Researchers have found a way to manufacture water out of thin air—a discovery which could one day make agriculture possible in some of the driest landscapes on earth.
Their invention revolves around super moisture-absorbent gels (SMAGs) that are made with an ingredient called hygroscopic polymer that enables the gel to soak up water vapor suspended in the ambient air, and transform it into liquid irrigation for plants. If mixed into dry, sandy soils, these gels increase water availability for long periods, and enable plants to thrive in otherwise dry conditions, experiments show.
The SMAGs are actually a product of previous work from the researchers, who come from the University of Texas at Austin. But this is the first time they’ve tested how well it works in arid soils.
They followed the reasoning that in arid environments, despite the dry conditions during the day, the cooling air at night actually increases levels of ambient humidity. And that valuable water resource, if captured by the gels, could be diverted into the soil and stored. Meanwhile, the gels are also designed to be thermally-responsive, such that rising temperatures during the daytime cause them to release their stored contents as liquid water directly into the soil, some of which might also evaporate to humidify the plant aboveground—providing an added advantage in the dry daytime air.
Based on these assumptions, the researchers’ next step was to test the gels in experimentally dried-out sandy soils, which were exposed to hot daytime temperatures. This revealed that each gram of dry soil enriched with super-absorbent gels could slurp up about four grams of water from the air, under high-humidity conditions. That was nearly two orders of magnitude higher than the absorbency of sandy soils that had been left unadulterated by the gels—and proof of principle that the new ingredient can substantially increase the water-storing capacity of soils.
Crucially, the researchers also showed that under lower humidity conditions more representative of dryland habitats, after a month of experiments, the gel-enriched soil had retained 40% of its initial water content, while the regular sandy soil was left with only 20% after just one week.
The next step was to explore how well plants would grow in these conditions. So the researchers carried out a separate radish-growing experiment, splitting seeds between plots with regular and gel-enriched soil and giving them all a dose of irrigation to start with. In the gelled soils, radishes seeds germinated in just two days and grew for two weeks before they needed to be watered again, thanks to the improved water-storing capacity of the soil. In comparison, while radish seeds planted in plain soils did germinate, every one withered and died within six days.
So, the consensus is that sandy soils infused with the SMAGs retain more water, for longer, save on the amount of irrigation applied to plants, and can provide a better substrate for healthy plants.

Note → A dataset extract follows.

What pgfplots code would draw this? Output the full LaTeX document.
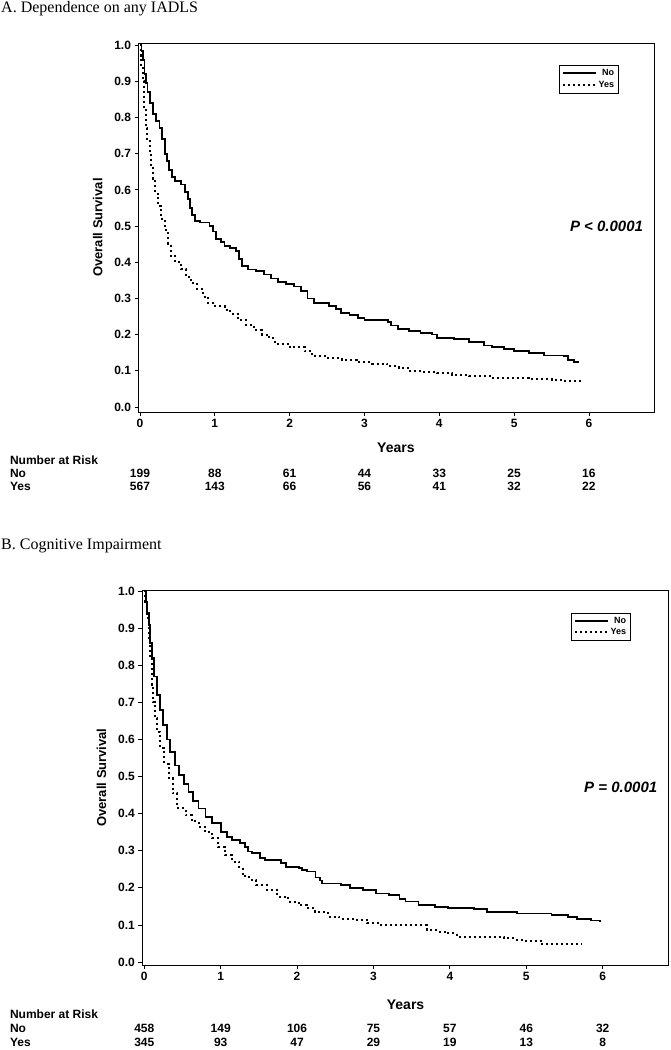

What could this discovery spell for the future of agriculture? Drylands now account for over 40% of the earth’s surface overall, and 45% of the land area used to grow food. So it’s fairly essential that we find ways to reduce water use and make crops more resilient to drought. Because this new tool gives soils the ability to essentially manifest water from the air—and then to hold onto it—the researchers believe it could extend the area of productive farmland to drier parts of the planet, and make farmers independent of conventional irrigation measures. That would also boost food production and security to serve a growing world population, and reduce water use in a world where drought is making it an increasingly precious resource.
The researchers hope their gels could one day “enable crop planting in those underdeveloped and drought areas without water and power supplies,” explains Guihua Yu, a mechanical engineer at the University of Texas at Austin, and lead researcher on the new study.
There’s even a possibility that by providing the conditions for plants to grow in arid sandy soils, this new method of irrigation could reinstate vegetation in desert regions, and slow the advance of desertification across the globe.
But for this invention to find a real foothold in the field, there are still several factors to explore—such as the effect of wind on evaporation in hot environments, and whether the gel affects nutrient flows in soil. Those will be just some of the questions they interrogate in their future research into this super-absorbent gel. “We are trying to develop more cost-effective SMAGs to be [available] for wider application, as well as testing SMAG-soil with nutrients incorporated for better performance and wide-ranging crops,” Yu says.
Decoupling agriculture from conventional irrigation sounds like a wild idea—but this invention may be a promising first step.